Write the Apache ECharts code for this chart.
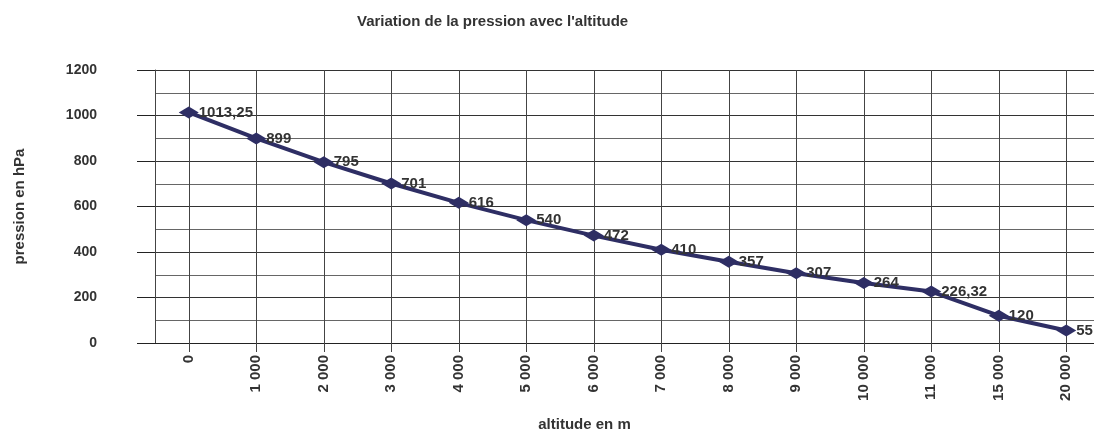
<!DOCTYPE html>
<html>
<head>
<meta charset="utf-8">
<script src="https://cdn.jsdelivr.net/npm/echarts@6/dist/echarts.min.js"></script>
<style>html,body{margin:0;padding:0;background:#fff}#c{width:1094px;height:431px}</style>
</head>
<body>
<div id="c"></div>
<script>
const titleText = "Variation de la pression avec l'altitude";
const xName = "altitude en m";
const yName = "pression en hPa";
const categories = ["0","1 000","2 000","3 000","4 000","5 000","6 000","7 000","8 000","9 000","10 000","11 000","15 000","20 000"];
const pressure = [1013.25, 899, 795, 701, 616, 540, 472, 410, 357, 307, 264, 226.32, 120, 55];

const chart = echarts.init(document.getElementById('c'), null, {renderer: 'canvas'});
const font = '"Liberation Sans", Arial, sans-serif';
chart.setOption({
  animation: false,
  textStyle: {fontFamily: font},
  title: {
    text: titleText, left: 352, top: 9,
    textStyle: {fontFamily: font, fontSize: 15, fontWeight: 'bold', color: '#333'}
  },
  grid: {left: 155, right: -6, top: 70, bottom: 88, containLabel: false, outerBoundsMode: 'none'},
  xAxis: {
    type: 'category', data: categories, boundaryGap: true,
    name: xName, nameLocation: 'middle', nameGap: 74,
    nameTextStyle: {fontFamily: font, fontSize: 15, fontWeight: 'bold', color: '#333', padding: [0, 86, 0, 0]},
    axisLine: {show: true, lineStyle: {color: '#222', width: 1}},
    axisTick: {show: true, alignWithLabel: true, length: 9, lineStyle: {color: '#444'}},
    axisLabel: {rotate: 90, margin: 12, fontFamily: font, fontSize: 15, fontWeight: 'bold', color: '#333', interval: 0},
    splitLine: {show: true, alignWithLabel: true, interval: 0, lineStyle: {color: '#444', width: 1}}
  },
  yAxis: {
    type: 'value', min: 0, max: 1200, interval: 200,
    name: yName, nameLocation: 'middle', nameGap: 128,
    nameTextStyle: {fontFamily: font, fontSize: 15, fontWeight: 'bold', color: '#333'},
    axisLine: {show: true, lineStyle: {color: '#444', width: 1}},
    axisTick: {show: true, length: 18, lineStyle: {color: '#222'}},
    axisLabel: {margin: 58, fontFamily: font, fontSize: 14, fontWeight: 'bold', color: '#333', formatter: v => String(v)},
    splitLine: {show: true, lineStyle: {color: '#333', width: 1}},
    minorTick: {show: false, splitNumber: 2},
    minorSplitLine: {show: true, lineStyle: {color: '#666', width: 1}}
  },
  series: [{
    type: 'line', data: pressure,
    symbol: 'diamond', symbolSize: [20, 12],
    lineStyle: {color: '#2e2e64', width: 4},
    itemStyle: {color: '#2e2e64'},
    label: {
      show: true, position: 'right', distance: 0,
      fontFamily: font, fontSize: 15, fontWeight: 'bold', color: '#333',
      formatter: p => String(p.value).replace('.', ',')
    }
  }]
});
</script>
</body>
</html>
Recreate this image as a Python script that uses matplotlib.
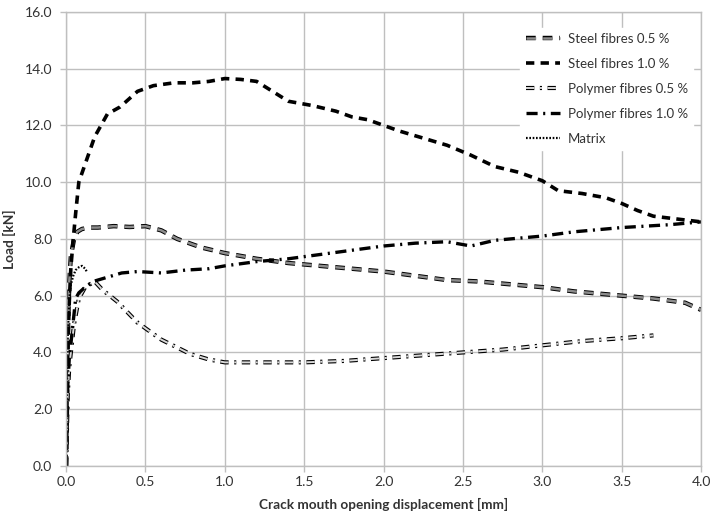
import matplotlib
matplotlib.use("Agg")
import matplotlib.pyplot as plt

# Load vs CMOD curves (mm, kN)
steel05_x = [0, 0.005, 0.01, 0.02, 0.03, 0.05, 0.07, 0.1, 0.15, 0.2, 0.3, 0.4, 0.5, 0.6,
             0.7, 0.85, 1.0, 1.2, 1.4, 1.6, 1.8, 2.0, 2.2, 2.4, 2.6, 2.8, 3.0, 3.2, 3.5,
             3.7, 3.9, 4.0]
steel05_y = [0, 2.0, 4.5, 6.5, 7.4, 8.0, 8.25, 8.35, 8.4, 8.4, 8.45, 8.42, 8.45, 8.3,
             8.0, 7.7, 7.5, 7.3, 7.15, 7.05, 6.95, 6.85, 6.7, 6.55, 6.5, 6.4, 6.3, 6.15,
             6.0, 5.9, 5.75, 5.5]

steel10_x = [0, 0.005, 0.01, 0.02, 0.03, 0.045, 0.06, 0.08, 0.13, 0.18, 0.26, 0.34, 0.45,
             0.55, 0.68, 0.8, 0.9, 1.0, 1.1, 1.2, 1.3, 1.4, 1.55, 1.7, 1.8, 1.9, 2.0, 2.1,
             2.25, 2.4, 2.55, 2.7, 2.85, 3.0, 3.1, 3.25, 3.4, 3.5, 3.6, 3.7, 3.85, 4.0]
steel10_y = [0, 2.0, 4.0, 5.8, 7.0, 8.0, 8.9, 10.0, 10.8, 11.6, 12.4, 12.65, 13.2, 13.4,
             13.5, 13.5, 13.55, 13.65, 13.62, 13.55, 13.2, 12.85, 12.7, 12.5, 12.3, 12.2,
             12.0, 11.8, 11.55, 11.3, 10.95, 10.55, 10.35, 10.05, 9.7, 9.6, 9.45, 9.25,
             9.0, 8.8, 8.7, 8.6]

poly05_x = [0, 0.005, 0.01, 0.02, 0.03, 0.05, 0.08, 0.12, 0.18, 0.23, 0.32, 0.45, 0.6,
            0.78, 0.9, 1.0, 1.25, 1.5, 1.75, 2.0, 2.25, 2.5, 2.75, 3.0, 3.25, 3.5, 3.7]
poly05_y = [0, 1.2, 2.5, 3.5, 4.0, 5.0, 5.9, 6.3, 6.5, 6.2, 5.8, 5.05, 4.45, 3.95, 3.75,
            3.65, 3.65, 3.65, 3.7, 3.8, 3.9, 4.0, 4.1, 4.25, 4.4, 4.5, 4.6]

poly10_x = [0, 0.005, 0.01, 0.02, 0.03, 0.045, 0.06, 0.08, 0.11, 0.17, 0.26, 0.35, 0.45,
            0.6, 0.75, 0.9, 1.0, 1.2, 1.4, 1.6, 1.8, 2.0, 2.2, 2.4, 2.45, 2.55, 2.7, 3.0,
            3.2, 3.5, 3.8, 4.0]
poly10_y = [0, 1.5, 2.8, 3.8, 4.3, 5.1, 5.9, 6.1, 6.25, 6.5, 6.65, 6.8, 6.85, 6.8, 6.9,
            6.95, 7.05, 7.2, 7.3, 7.45, 7.6, 7.75, 7.85, 7.9, 7.85, 7.75, 7.95, 8.1, 8.25,
            8.4, 8.5, 8.6]

matrix_x = [0, 0.005, 0.01, 0.02, 0.03, 0.045, 0.06, 0.08, 0.1, 0.12, 0.13]
matrix_y = [0, 2.5, 4.5, 5.9, 6.4, 6.7, 6.9, 7.0, 7.05, 6.95, 6.85]

x_ticks = [0.0, 0.5, 1.0, 1.5, 2.0, 2.5, 3.0, 3.5, 4.0]
y_ticks = [0, 2, 4, 6, 8, 10, 12, 14, 16]

plt.rcParams["font.family"] = ["Lato", "DejaVu Sans"]
plt.rcParams["lines.scale_dashes"] = False

fig = plt.figure(figsize=(7.11, 5.16), dpi=100)
ax = fig.add_axes([0.093, 0.097, 0.893, 0.880])

grid_c = "#bfbfbf"

# hollow grey dashes: thick black stroke with lighter stroke on top
s05a, = ax.plot(steel05_x, steel05_y, color="black", lw=3.2, ls=(0, (7, 5)))
s05b, = ax.plot(steel05_x, steel05_y, color="#8c8c8c", lw=1.8, ls=(0, (7, 5)))
s10, = ax.plot(steel10_x, steel10_y, color="black", lw=2.6, ls=(0, (6, 4.5)))
p05a, = ax.plot(poly05_x, poly05_y, color="black", lw=3.0, ls=(0, (6, 4, 1.5, 4)))
p05b, = ax.plot(poly05_x, poly05_y, color="#d9d9d9", lw=1.4, ls=(0, (6, 4, 1.5, 4)))
p10, = ax.plot(poly10_x, poly10_y, color="black", lw=2.4, ls=(0, (8, 4, 1.5, 4)))
mx, = ax.plot(matrix_x, matrix_y, color="black", lw=1.6, ls=(0, (1.2, 1.2)))

ax.set_xlim(0, 4)
ax.set_ylim(0, 16)
ax.set_xticks(x_ticks)
ax.set_yticks(y_ticks)
ax.set_xticklabels([f"{v:.1f}" for v in x_ticks])
ax.set_yticklabels([f"{v:.1f}" for v in y_ticks])
ax.grid(True, color=grid_c, lw=1.0)
ax.set_axisbelow(True)
for sp in ax.spines.values():
    sp.set_color(grid_c)
    sp.set_linewidth(1.0)
ax.tick_params(colors=grid_c, labelcolor="#333333", labelsize=10, length=4, width=1.0)
ax.tick_params(axis="y", pad=6)

ax.set_xlabel("Crack mouth opening displacement [mm]", fontsize=9.8, fontweight="bold",
              color="#333333", labelpad=7)
ax.set_ylabel("Load [kN]", fontsize=9.8, fontweight="bold", color="#333333", labelpad=6)

leg = ax.legend([(s05a, s05b), s10, (p05a, p05b), p10, mx],
                ["Steel fibres 0.5 %", "Steel fibres 1.0 %", "Polymer fibres 0.5 %",
                 "Polymer fibres 1.0 %", "Matrix"],
                loc="upper right", bbox_to_anchor=(0.994, 0.974), fontsize=9.5,
                frameon=True, fancybox=False, framealpha=1, edgecolor="white",
                labelspacing=0.98, handlelength=2.6, handletextpad=0.6,
                borderaxespad=0.3)
for t in leg.get_texts():
    t.set_color("#333333")

fig.savefig("out.png", dpi=100)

··········

◆ **TASK OBJECTIVE**:
Find how many lines in the records contain the string "this", then give the number alone.

◆ **FULL OUTPUT**:
2